Brownsville teen Jessica Hyatt dreams of one day becoming the first African American female chess master, and judging by her recent award, she’s making all the right moves.
On Tuesday, the 15-year-old was presented with the Daniel Feinberg Success in Chess Award in a virtual ceremony. The award grants her $40,000 in college scholarship.
Hyatt, who has been playing chess since she was four years old, said it was amazing to get an award for doing something she loved. “I play in my free time,” she said. “When I wake up, during my breaks I play it, during my lunch I play it — maybe 6 to 7 hours per day I play.”
The award recognizes promising chess players from Success Academy Charter Schools across Brooklyn, the Bronx, Manhattan and Queens.
Hyatt — who attends the Success Academy High School of the Liberal Arts in Manhattan — is currently ranked in the top 10 Black female chess players in the country.
The tenth-grader hopes to encourage more young Black girls to play when she becomes the first African American female chess master.

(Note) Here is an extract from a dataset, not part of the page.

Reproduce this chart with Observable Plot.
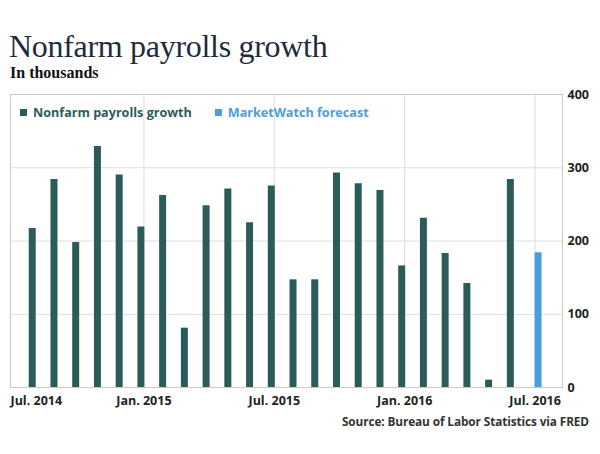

“Chess is a game that is primarily dominated by white people and mostly white males,” Hyatt said. “It’s very rare to see someone Black at a chess tournament.”
A Master in chess is a player who is awarded a master title by the world chess organisation FIDE, or by a national chess organization. According to the International Chess Federation website, there are currently no African Americans in the top ten ranked female or male players in the United States.
Hyatt’s teacher David Mbonu, who is a Black master-level chess player, said when he was a kid there was only one young Black player at tournaments. He looked up to him as a role model.
“Jessica doesn’t currently have that person,” he said. “But she has the ability to be that person for somebody else. “
Hyatt’s mom Loy Walker said it was amazing to discover her daughter had won a college scholarship from chess. “To me it was a hobby, but to her it was a passion. So it’s nice to know her passion is paying off.”
Walker said, living in Brownsville, they often had to travel outside the neighborhood to meet chess clubs and find tournaments. “Every time I tell people my daughter plays chess, everyone says, ‘The only people I know who play chess learned it in prison.’”
She said she hoped her daughter might be able to lead the way for other Brownsville children. “I always tell her, eventually you can be teaching kids in the neighborhood chess.”
Success Academy Bed-Stuy Middle School seventh grader Isaiah Brewster and Success Academy Hudson Yards fourth grader Gabe Bencosme-Lee were also recognized for their chess skills Tuesday, winning $500 each in private grandmaster lessons.